WOMEN IN ART – 10TH INSTALLMENT
Gwen John (1876 – 1939) was a Welsh painter who spent most of her life in France. One of four children, her mother was an amateur watercolourist who encouraged her children’s interest in art and literature.
Interestingly, her brother Augustus John was one of the most celebrated painters during this time. Prophetically he said:
“Fifty years after my death, I shall be remembered as Gwen John’s brother.”
She studied at the Slade School of Art, which was the only art school in the United Kingdom that allowed female students. In 1898 she visited Paris for the first time and studied under James McNeill Whistler. She returned to London in 1899 and exhibited her work for the first time, while living in such dour circumstances she actually lived as a squatter.

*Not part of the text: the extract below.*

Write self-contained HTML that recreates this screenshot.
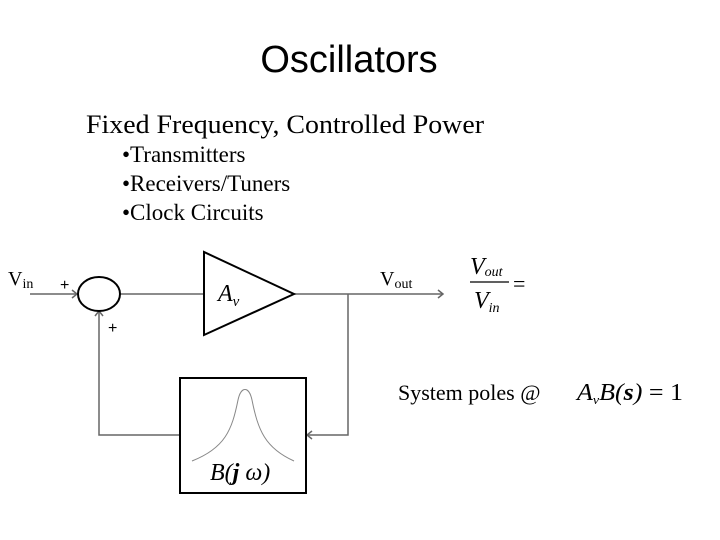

She returned to France in 1903 with Dorelia McNeill (who would marry her brother) and decided to walk to Rome and create art along the way – what a bohemian! They made it to Toulouse and then went to Paris. There she started modeling – mostly for women artists. But, she modeled for Rodin and began a relationship that would last ten years.
During this time, she met Matisse, Picasso, Brancusi, and the poet Rainer Maria Rilke (who was secretary for Rodin at this time – which is another interesting story!)
Gwen tended to work alone and moved to Meudon, outside of Paris, where she remained the rest of her life. When her affair with Rodin ended, she converted to Catholicism – and referred to herself in journals as “God’s little artist”. She lived alone with her cats and was known to live off fruit and nuts in order to buy art supplies and treats for her cats.
In 1910, John Quinn, an American art collector, became a her patron in 1910 and this continued until his death in 1924. The enabled her to stop modeling and devote to her art. She painted primarily women, her cats and corners of rooms.
Her small atmospheric paintings seem very quiet to me (unlike her celebrated brother’s more vivid work – see below). She painted using thin layers in the style of the old masters. Her legacy is fairly small, there are only 158 known oil paintings, which are rarely larger than 24 inches in either direction.
“I think a picture ought to be done in one sitting or at most two. For that one must paint a lot of canvases probably and waste them.”
However, there are thousands of her drawings left.
She has been the subject of several books, including Gwen John, A Painters Life by Sue Roe (which I am currently reading) a fictional mystery, The Gwen John Sculpture by John Malcolm, a play Still Lives by Candida Cave (about Gwen, Ida (Augustus’s wife) and Dorelia (Augustus’s mistress). AND, she was the subject of a series of poems by British poet Elizabeth Burns, The Blue Flower: Poems from the Life and Art of Gwen John.
Reading about Gwen John, her relationship to Rodin, her brother Augustus, her friendship of Rilke has opened up a whole new world of people to explore!